**GOAL:** Repeat the lines of the data that follow, please, starting at the first and stopping after the one with "return (H - B - py) / ph".
Begin ENTRIES SUPPLIED
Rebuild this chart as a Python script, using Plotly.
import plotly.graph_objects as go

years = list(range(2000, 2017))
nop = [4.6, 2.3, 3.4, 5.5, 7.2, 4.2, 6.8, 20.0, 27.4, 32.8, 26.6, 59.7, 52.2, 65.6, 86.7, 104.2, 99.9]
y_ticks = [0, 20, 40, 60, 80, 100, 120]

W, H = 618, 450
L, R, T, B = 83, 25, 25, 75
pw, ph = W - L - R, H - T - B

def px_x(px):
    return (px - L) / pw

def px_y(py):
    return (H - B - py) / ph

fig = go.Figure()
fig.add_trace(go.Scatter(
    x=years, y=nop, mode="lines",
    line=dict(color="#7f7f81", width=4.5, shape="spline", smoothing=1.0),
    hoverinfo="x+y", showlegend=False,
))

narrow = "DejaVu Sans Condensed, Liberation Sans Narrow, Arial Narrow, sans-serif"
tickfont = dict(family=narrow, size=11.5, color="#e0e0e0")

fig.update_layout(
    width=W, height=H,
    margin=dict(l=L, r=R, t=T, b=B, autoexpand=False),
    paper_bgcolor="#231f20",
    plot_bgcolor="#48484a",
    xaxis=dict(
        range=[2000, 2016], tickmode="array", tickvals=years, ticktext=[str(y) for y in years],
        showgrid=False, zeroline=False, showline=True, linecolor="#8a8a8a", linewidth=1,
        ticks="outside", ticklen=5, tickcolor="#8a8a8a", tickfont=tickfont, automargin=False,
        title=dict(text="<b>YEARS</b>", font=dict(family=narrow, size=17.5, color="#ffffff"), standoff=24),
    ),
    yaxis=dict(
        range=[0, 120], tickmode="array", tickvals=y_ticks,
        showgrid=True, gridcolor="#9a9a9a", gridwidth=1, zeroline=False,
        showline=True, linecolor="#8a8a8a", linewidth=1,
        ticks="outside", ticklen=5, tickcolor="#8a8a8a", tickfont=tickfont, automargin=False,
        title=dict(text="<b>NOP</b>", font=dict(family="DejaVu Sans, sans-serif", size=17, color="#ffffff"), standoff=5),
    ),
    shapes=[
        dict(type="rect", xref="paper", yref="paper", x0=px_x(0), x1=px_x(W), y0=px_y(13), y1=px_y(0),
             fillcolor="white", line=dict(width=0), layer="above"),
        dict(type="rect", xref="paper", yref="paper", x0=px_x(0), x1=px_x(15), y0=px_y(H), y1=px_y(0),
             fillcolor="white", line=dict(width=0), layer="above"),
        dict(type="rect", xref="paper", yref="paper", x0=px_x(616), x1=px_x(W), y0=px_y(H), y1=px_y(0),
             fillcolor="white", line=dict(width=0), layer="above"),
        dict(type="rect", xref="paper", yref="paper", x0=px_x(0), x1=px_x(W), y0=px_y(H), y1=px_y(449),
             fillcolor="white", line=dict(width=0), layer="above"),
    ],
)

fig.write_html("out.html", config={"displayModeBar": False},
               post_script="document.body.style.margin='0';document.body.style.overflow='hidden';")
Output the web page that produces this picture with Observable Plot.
End ENTRIES SUPPLIED
**EXERCISE OUTPUT:**
Rebuild this chart as a Python script, using Plotly.
import plotly.graph_objects as go

years = list(range(2000, 2017))
nop = [4.6, 2.3, 3.4, 5.5, 7.2, 4.2, 6.8, 20.0, 27.4, 32.8, 26.6, 59.7, 52.2, 65.6, 86.7, 104.2, 99.9]
y_ticks = [0, 20, 40, 60, 80, 100, 120]

W, H = 618, 450
L, R, T, B = 83, 25, 25, 75
pw, ph = W - L - R, H - T - B

def px_x(px):
    return (px - L) / pw

def px_y(py):
    return (H - B - py) / ph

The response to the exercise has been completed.